Member of the Bangladesh Parliament for Dhaka-10
- In office 14 July 1996 – 13 July 2001
- Preceded by: Abdul Mannan
- Succeeded by: Abdul Mannan

Personal details
- Party: Bangladesh Awami League
- Spouse: Momtaz Begum ​(died 2022)​
- Occupation: Entrepreneur
- Website: drhbmiqbal.com

= HBM Iqbal =

Bangladeshi politician

HBM Iqbal is a Bangladeshi entrepreneur and the founder chairperson of Premier Group of Companies Ltd. He is also a Bangladesh Awami League politician and a former Jatiya Sangsad member representing the Dhaka-10 constituency during 1996–2001.

==Career==
Iqbal was elected as a Bangladesh Awami League candidate representing the Dhaka-10 constituency in June 1996 and served as the Chairman of Parliamentary Standing Committee at the Ministry of Science and Technology.

On 13 February 2001, shots were fired from Iqbal's rally to the rally of the then opposition party, Bangladesh Nationalist Party (BNP), in the Malibagh area of Dhaka. Photographs of the incident were published in newspapers. Four people in the BNP rally were killed in the shooting. Iqbal, along with 23 others, were charged on 29 December 2002, by the Detective Branch. In August 2010, Speedy Trial Tribunal-1 dropped the case against him, MP Nurunnabi Chowdhury and 12 others after the Ministry of Home Affairs had recommended to drop the charges citing it as a "political harassment case" in 2009.

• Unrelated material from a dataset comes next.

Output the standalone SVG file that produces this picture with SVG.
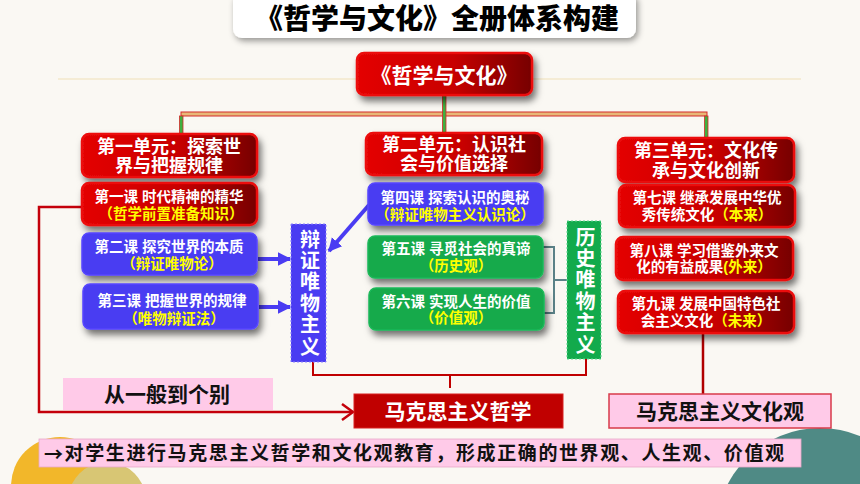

On 25 June 2007, Iqbal was charged with corruption by the Anti Corruption Commission (ACC). He was sentenced to 13 years in jail on 11 March 2008; 10 years for undeclared assets worth Tk 22.9 crore and 3 years for concealing information on property worth more than Tk 16 crore. His wife, Momtaz Begum, two sons, Moyeen Iqbal and Ikram Iqbal, and a daughter, Naurin Iqbal, were also convicted. HBM Iqbal was sent to jail in February 2010.

The High Court acquitted Iqbal in 2011 but upheld the convictions of his family members. The ACC filed a petition against the acquittal but they dropped their petition in 2015. The family members surrendered at the court in March 2017 and secured bail within a week.

In April 2010, Rajdhani Unnayan Kartripakkha (RAJUK), the public agency for urban development in Dhaka, sent a demolition notice to Momtaz Begum, the wife of Iqbal, for illegally building, Premier Square, a skyscraper in Gulshan area. She had failed to produce documents supporting building's approval despite repeated notices.

On October 12, 2015, Iqbal's underage nephew, Fareez Rahman, crashed his car into 2 rickshaws and injured 4 people. According to policemen on the scene, Fareez had been drinking while driving and was intoxicated. Instead of arresting detaining Fareez, the police were seen taking him away from the scene on a police motorcycle. Later, the High Court ordered the police to arrest Fareez but he was not found in his residence and thought to already have fled the country.

In February 2021, Iqbal sent more than 30 legal notices to bdnews24.com to remove past articles on criminal cases against him. Online articles regarding Iqbal's cases published by The Daily Star now shows the error "You are not authorized to access this page".

As of 2010, Iqbal was a vice-president of the Awami League's Dhaka city unit. He is the founder chairman of Premier Group of Companies Ltd, Premier Bank Limited, Premier Foundation and Premier Bank Foundation.

=== Post-August 2024 ===
After the fall of Sheikh Hasina's government on 5 August 2024, Iqbal and his family fled from Bangladesh. The Anti-Corruption Commission launched an inquiry into Iqbal and his family for acquiring hundreds of crores of taka in illegal wealth. The ACC reported that Iqbal's assets the 5-star Renaissance hotel in Banani and the Royal University of Dhaka were built through illegal sources. Subsequently, the Bangladesh Financial Intelligence Unit froze the accounts of Iqbal, his two wives Anjuman Ara Shilpi & late Momtaz Begum, two sons Moin & Imran, and daughter Nawrin. After the fall of the Awami League government, the Interim Government of Bangladesh reopened the 2001 Malibagh murder case on a petition of former president of BNP's Khilgaon Thana unit and one of the members of the procession upon whom Iqbal fired his pistol at. In November 2024, the High Court of Bangladesh ordered Iqbal, ex-MP from Bhola Nurunnabi Chowdhury Shaon, and 13 others to surrender on the 2001 Malibagh murder case.

==Personal life==
Iqbal was married to Momtaz Begum (d. 2022). She had served as the vice-chairman of Sheikh Hasina University of Science and Technology Board of Trustees and as the chairperson of the Royal University of Dhaka Board of Trustees.